-- begin --

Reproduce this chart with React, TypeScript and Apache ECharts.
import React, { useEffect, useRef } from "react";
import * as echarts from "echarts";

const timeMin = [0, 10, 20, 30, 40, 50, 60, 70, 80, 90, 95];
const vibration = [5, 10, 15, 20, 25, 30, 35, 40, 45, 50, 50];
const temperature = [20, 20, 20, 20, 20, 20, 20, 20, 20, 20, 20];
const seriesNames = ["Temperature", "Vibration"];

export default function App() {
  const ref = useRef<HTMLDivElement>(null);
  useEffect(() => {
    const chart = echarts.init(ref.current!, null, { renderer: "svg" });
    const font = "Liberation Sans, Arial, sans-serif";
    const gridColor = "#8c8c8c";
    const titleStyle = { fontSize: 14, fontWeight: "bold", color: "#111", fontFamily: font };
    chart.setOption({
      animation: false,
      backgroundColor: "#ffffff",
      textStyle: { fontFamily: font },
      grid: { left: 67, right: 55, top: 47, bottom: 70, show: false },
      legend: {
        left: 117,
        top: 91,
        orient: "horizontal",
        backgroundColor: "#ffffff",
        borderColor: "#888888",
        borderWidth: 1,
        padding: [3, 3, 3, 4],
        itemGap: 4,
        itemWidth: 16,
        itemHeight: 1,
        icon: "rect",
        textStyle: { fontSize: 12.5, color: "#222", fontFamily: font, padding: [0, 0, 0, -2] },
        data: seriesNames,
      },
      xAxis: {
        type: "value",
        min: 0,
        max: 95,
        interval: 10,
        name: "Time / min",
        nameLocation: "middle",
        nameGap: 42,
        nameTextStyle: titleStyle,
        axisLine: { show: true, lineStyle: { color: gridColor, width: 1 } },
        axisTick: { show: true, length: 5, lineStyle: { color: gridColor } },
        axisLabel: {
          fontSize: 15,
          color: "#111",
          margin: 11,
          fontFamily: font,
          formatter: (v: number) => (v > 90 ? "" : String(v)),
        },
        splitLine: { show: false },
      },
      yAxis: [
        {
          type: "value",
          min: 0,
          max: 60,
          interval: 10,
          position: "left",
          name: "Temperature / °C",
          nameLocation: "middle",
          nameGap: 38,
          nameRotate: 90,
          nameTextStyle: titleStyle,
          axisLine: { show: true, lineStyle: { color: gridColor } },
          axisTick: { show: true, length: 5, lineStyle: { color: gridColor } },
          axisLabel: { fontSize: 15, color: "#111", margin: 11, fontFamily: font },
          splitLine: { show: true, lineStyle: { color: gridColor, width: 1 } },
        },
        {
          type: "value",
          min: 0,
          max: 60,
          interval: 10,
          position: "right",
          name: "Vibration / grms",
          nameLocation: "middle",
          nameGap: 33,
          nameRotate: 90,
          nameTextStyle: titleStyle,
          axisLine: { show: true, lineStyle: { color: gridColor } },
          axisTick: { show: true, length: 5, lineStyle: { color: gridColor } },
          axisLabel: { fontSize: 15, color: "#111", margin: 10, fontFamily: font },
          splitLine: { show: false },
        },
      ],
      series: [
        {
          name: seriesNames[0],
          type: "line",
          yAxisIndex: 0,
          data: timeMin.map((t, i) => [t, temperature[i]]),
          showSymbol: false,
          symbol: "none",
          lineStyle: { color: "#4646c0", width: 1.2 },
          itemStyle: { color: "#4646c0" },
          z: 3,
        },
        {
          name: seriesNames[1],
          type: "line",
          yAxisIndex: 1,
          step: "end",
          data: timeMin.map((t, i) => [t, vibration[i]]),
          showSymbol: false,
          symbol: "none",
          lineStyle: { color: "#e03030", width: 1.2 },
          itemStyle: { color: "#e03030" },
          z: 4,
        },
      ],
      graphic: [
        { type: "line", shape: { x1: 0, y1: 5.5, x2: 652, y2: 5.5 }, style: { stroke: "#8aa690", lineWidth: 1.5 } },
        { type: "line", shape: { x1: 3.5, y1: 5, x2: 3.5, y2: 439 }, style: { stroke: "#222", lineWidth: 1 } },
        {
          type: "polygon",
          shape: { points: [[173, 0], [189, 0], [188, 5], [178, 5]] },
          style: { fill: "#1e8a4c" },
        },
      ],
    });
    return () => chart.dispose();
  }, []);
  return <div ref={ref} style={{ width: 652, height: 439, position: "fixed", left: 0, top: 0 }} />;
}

-- end --

Copy out the data shown above without altering anything.

Reproduce this chart with React, TypeScript and Apache ECharts.
import React, { useEffect, useRef } from "react";
import * as echarts from "echarts";

const timeMin = [0, 10, 20, 30, 40, 50, 60, 70, 80, 90, 95];
const vibration = [5, 10, 15, 20, 25, 30, 35, 40, 45, 50, 50];
const temperature = [20, 20, 20, 20, 20, 20, 20, 20, 20, 20, 20];
const seriesNames = ["Temperature", "Vibration"];

export default function App() {
  const ref = useRef<HTMLDivElement>(null);
  useEffect(() => {
    const chart = echarts.init(ref.current!, null, { renderer: "svg" });
    const font = "Liberation Sans, Arial, sans-serif";
    const gridColor = "#8c8c8c";
    const titleStyle = { fontSize: 14, fontWeight: "bold", color: "#111", fontFamily: font };
    chart.setOption({
      animation: false,
      backgroundColor: "#ffffff",
      textStyle: { fontFamily: font },
      grid: { left: 67, right: 55, top: 47, bottom: 70, show: false },
      legend: {
        left: 117,
        top: 91,
        orient: "horizontal",
        backgroundColor: "#ffffff",
        borderColor: "#888888",
        borderWidth: 1,
        padding: [3, 3, 3, 4],
        itemGap: 4,
        itemWidth: 16,
        itemHeight: 1,
        icon: "rect",
        textStyle: { fontSize: 12.5, color: "#222", fontFamily: font, padding: [0, 0, 0, -2] },
        data: seriesNames,
      },
      xAxis: {
        type: "value",
        min: 0,
        max: 95,
        interval: 10,
        name: "Time / min",
        nameLocation: "middle",
        nameGap: 42,
        nameTextStyle: titleStyle,
        axisLine: { show: true, lineStyle: { color: gridColor, width: 1 } },
        axisTick: { show: true, length: 5, lineStyle: { color: gridColor } },
        axisLabel: {
          fontSize: 15,
          color: "#111",
          margin: 11,
          fontFamily: font,
          formatter: (v: number) => (v > 90 ? "" : String(v)),
        },
        splitLine: { show: false },
      },
      yAxis: [
        {
          type: "value",
          min: 0,
          max: 60,
          interval: 10,
          position: "left",
          name: "Temperature / °C",
          nameLocation: "middle",
          nameGap: 38,
          nameRotate: 90,
          nameTextStyle: titleStyle,
          axisLine: { show: true, lineStyle: { color: gridColor } },
          axisTick: { show: true, length: 5, lineStyle: { color: gridColor } },
          axisLabel: { fontSize: 15, color: "#111", margin: 11, fontFamily: font },
          splitLine: { show: true, lineStyle: { color: gridColor, width: 1 } },
        },
        {
          type: "value",
          min: 0,
          max: 60,
          interval: 10,
          position: "right",
          name: "Vibration / grms",
          nameLocation: "middle",
          nameGap: 33,
          nameRotate: 90,
          nameTextStyle: titleStyle,
          axisLine: { show: true, lineStyle: { color: gridColor } },
          axisTick: { show: true, length: 5, lineStyle: { color: gridColor } },
          axisLabel: { fontSize: 15, color: "#111", margin: 10, fontFamily: font },
          splitLine: { show: false },
        },
      ],
      series: [
        {
          name: seriesNames[0],
          type: "line",
          yAxisIndex: 0,
          data: timeMin.map((t, i) => [t, temperature[i]]),
          showSymbol: false,
          symbol: "none",
          lineStyle: { color: "#4646c0", width: 1.2 },
          itemStyle: { color: "#4646c0" },
          z: 3,
        },
        {
          name: seriesNames[1],
          type: "line",
          yAxisIndex: 1,
          step: "end",
          data: timeMin.map((t, i) => [t, vibration[i]]),
          showSymbol: false,
          symbol: "none",
          lineStyle: { color: "#e03030", width: 1.2 },
          itemStyle: { color: "#e03030" },
          z: 4,
        },
      ],
      graphic: [
        { type: "line", shape: { x1: 0, y1: 5.5, x2: 652, y2: 5.5 }, style: { stroke: "#8aa690", lineWidth: 1.5 } },
        { type: "line", shape: { x1: 3.5, y1: 5, x2: 3.5, y2: 439 }, style: { stroke: "#222", lineWidth: 1 } },
        {
          type: "polygon",
          shape: { points: [[173, 0], [189, 0], [188, 5], [178, 5]] },
          style: { fill: "#1e8a4c" },
        },
      ],
    });
    return () => chart.dispose();
  }, []);
  return <div ref={ref} style={{ width: 652, height: 439, position: "fixed", left: 0, top: 0 }} />;
}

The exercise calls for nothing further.